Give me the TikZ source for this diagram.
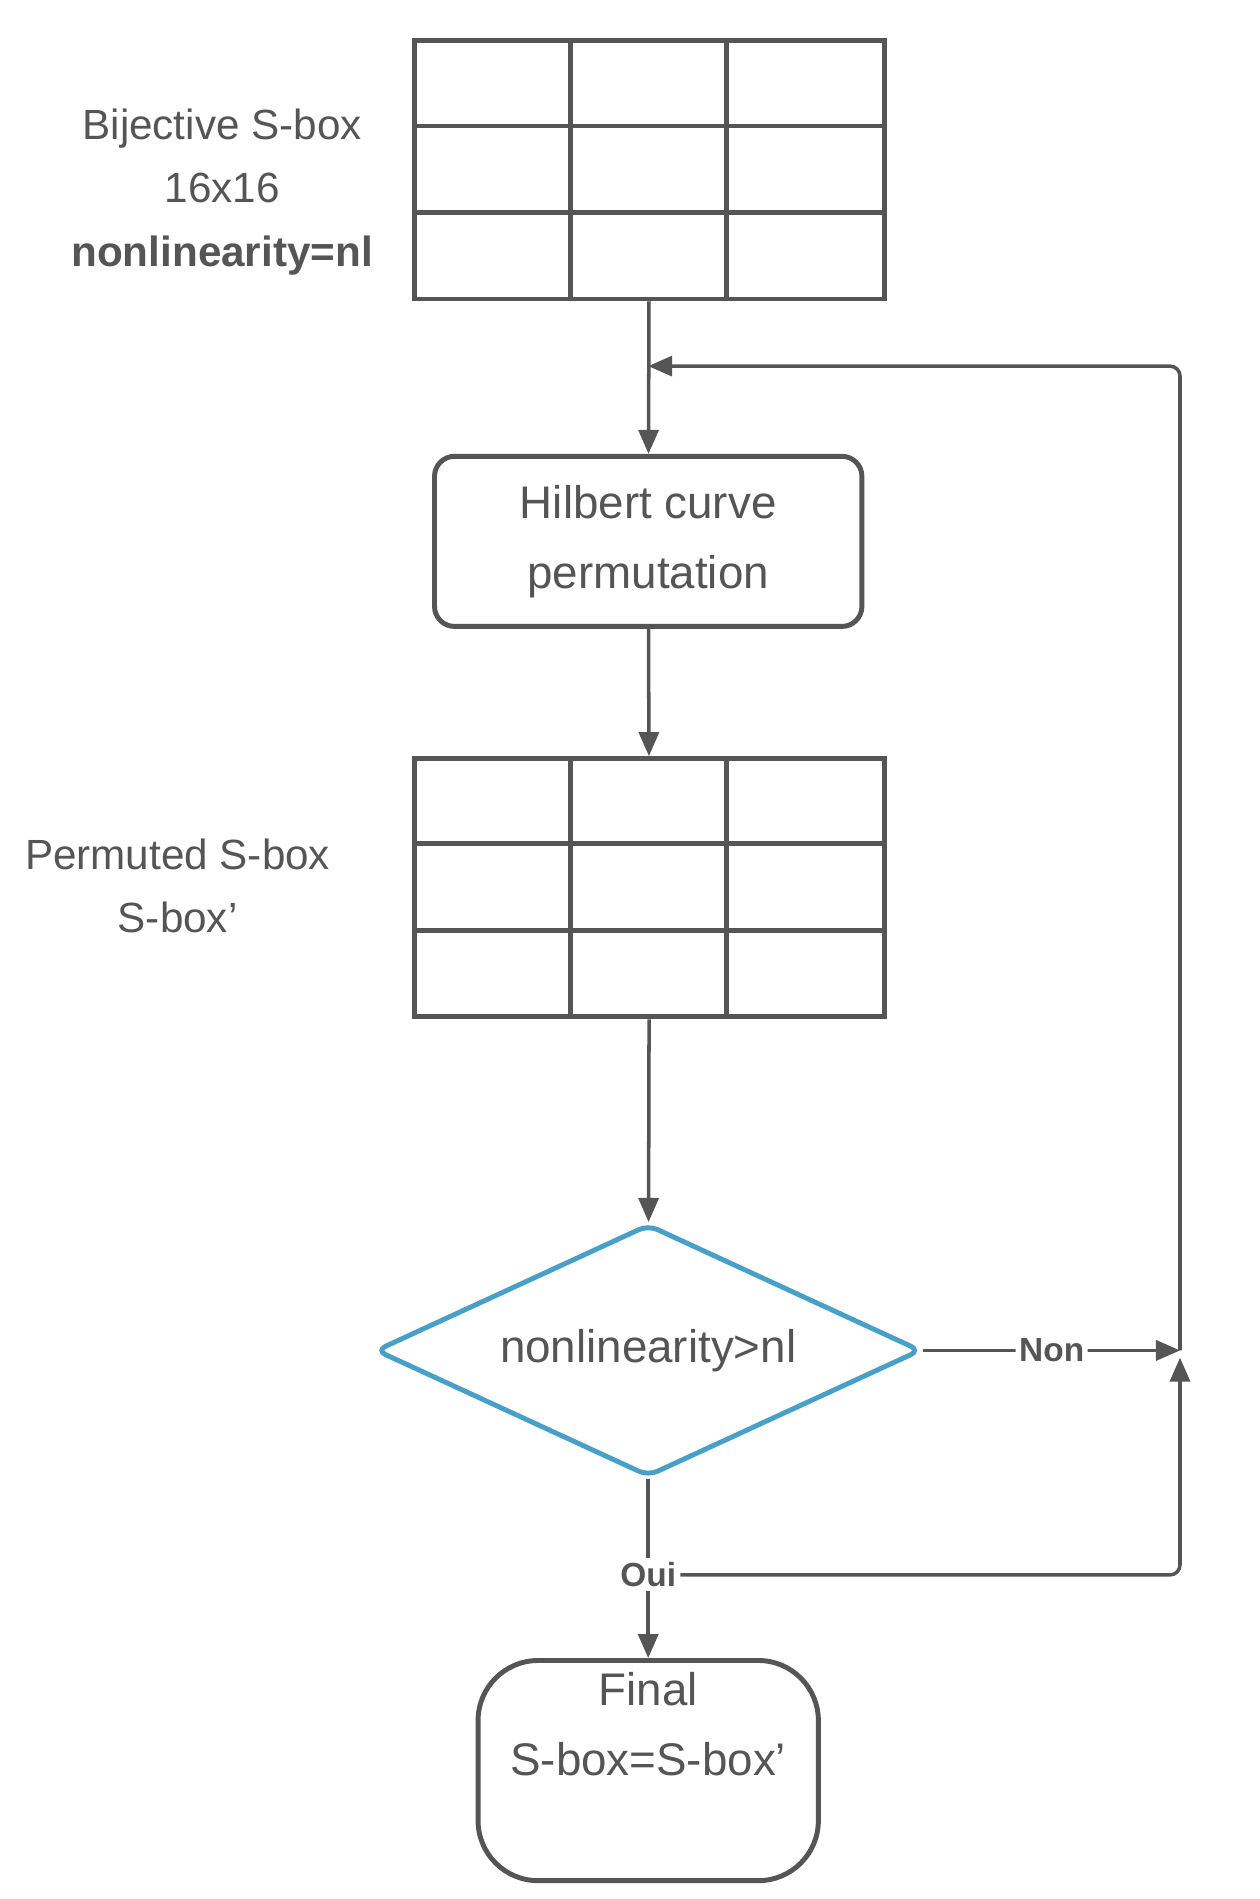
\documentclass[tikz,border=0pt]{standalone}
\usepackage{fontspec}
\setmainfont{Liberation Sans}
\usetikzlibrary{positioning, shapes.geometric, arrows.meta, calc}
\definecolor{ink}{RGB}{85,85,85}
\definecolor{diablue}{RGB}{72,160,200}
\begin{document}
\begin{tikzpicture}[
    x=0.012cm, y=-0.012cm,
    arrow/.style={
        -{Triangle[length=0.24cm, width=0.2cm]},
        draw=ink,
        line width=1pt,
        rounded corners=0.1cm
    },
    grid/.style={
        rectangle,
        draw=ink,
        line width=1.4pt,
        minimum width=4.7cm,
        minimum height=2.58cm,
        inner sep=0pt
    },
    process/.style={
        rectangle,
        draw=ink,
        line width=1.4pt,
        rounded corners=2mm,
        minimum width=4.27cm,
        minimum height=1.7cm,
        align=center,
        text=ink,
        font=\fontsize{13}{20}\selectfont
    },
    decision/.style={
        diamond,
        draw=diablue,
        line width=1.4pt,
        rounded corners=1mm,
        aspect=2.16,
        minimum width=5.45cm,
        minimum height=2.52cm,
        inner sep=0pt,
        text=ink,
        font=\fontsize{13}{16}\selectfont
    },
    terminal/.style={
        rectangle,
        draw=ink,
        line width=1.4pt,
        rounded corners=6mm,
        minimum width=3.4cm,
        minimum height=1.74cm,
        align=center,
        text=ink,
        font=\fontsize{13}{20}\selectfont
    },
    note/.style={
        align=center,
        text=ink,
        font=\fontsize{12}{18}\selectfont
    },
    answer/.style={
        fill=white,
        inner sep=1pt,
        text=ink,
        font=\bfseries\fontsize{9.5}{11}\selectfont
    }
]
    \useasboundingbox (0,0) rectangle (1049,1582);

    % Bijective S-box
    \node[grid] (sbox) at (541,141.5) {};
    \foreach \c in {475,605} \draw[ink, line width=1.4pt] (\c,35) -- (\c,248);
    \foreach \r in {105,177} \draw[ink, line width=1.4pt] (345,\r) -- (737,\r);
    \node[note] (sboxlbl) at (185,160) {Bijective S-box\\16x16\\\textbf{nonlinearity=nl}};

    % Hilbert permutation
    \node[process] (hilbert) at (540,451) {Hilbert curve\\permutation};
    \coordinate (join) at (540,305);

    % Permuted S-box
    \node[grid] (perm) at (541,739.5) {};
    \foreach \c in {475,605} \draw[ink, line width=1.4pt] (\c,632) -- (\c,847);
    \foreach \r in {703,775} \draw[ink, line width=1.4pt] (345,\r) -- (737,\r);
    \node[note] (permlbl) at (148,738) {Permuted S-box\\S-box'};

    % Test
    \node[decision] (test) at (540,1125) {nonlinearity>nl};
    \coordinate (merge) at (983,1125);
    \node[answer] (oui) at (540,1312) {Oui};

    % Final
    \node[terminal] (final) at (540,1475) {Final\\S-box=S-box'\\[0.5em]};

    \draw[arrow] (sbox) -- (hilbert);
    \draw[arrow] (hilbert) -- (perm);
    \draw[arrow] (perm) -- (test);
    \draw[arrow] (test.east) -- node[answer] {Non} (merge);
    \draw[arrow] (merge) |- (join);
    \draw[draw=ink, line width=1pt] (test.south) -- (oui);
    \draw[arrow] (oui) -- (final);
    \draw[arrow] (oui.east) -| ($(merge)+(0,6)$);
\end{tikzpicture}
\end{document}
..........
* WORK TO DO
Please quote the lines of the material, beginning with the first and ending with the one that contains "(0,0) rectangle (1049,1582);", exactly as written and without any pictures.

* FINAL RESULT
Give me the TikZ source for this diagram.
\documentclass[tikz,border=0pt]{standalone}
\usepackage{fontspec}
\setmainfont{Liberation Sans}
\usetikzlibrary{positioning, shapes.geometric, arrows.meta, calc}
\definecolor{ink}{RGB}{85,85,85}
\definecolor{diablue}{RGB}{72,160,200}
\begin{document}
\begin{tikzpicture}[
    x=0.012cm, y=-0.012cm,
    arrow/.style={
        -{Triangle[length=0.24cm, width=0.2cm]},
        draw=ink,
        line width=1pt,
        rounded corners=0.1cm
    },
    grid/.style={
        rectangle,
        draw=ink,
        line width=1.4pt,
        minimum width=4.7cm,
        minimum height=2.58cm,
        inner sep=0pt
    },
    process/.style={
        rectangle,
        draw=ink,
        line width=1.4pt,
        rounded corners=2mm,
        minimum width=4.27cm,
        minimum height=1.7cm,
        align=center,
        text=ink,
        font=\fontsize{13}{20}\selectfont
    },
    decision/.style={
        diamond,
        draw=diablue,
        line width=1.4pt,
        rounded corners=1mm,
        aspect=2.16,
        minimum width=5.45cm,
        minimum height=2.52cm,
        inner sep=0pt,
        text=ink,
        font=\fontsize{13}{16}\selectfont
    },
    terminal/.style={
        rectangle,
        draw=ink,
        line width=1.4pt,
        rounded corners=6mm,
        minimum width=3.4cm,
        minimum height=1.74cm,
        align=center,
        text=ink,
        font=\fontsize{13}{20}\selectfont
    },
    note/.style={
        align=center,
        text=ink,
        font=\fontsize{12}{18}\selectfont
    },
    answer/.style={
        fill=white,
        inner sep=1pt,
        text=ink,
        font=\bfseries\fontsize{9.5}{11}\selectfont
    }
]
    \useasboundingbox (0,0) rectangle (1049,1582);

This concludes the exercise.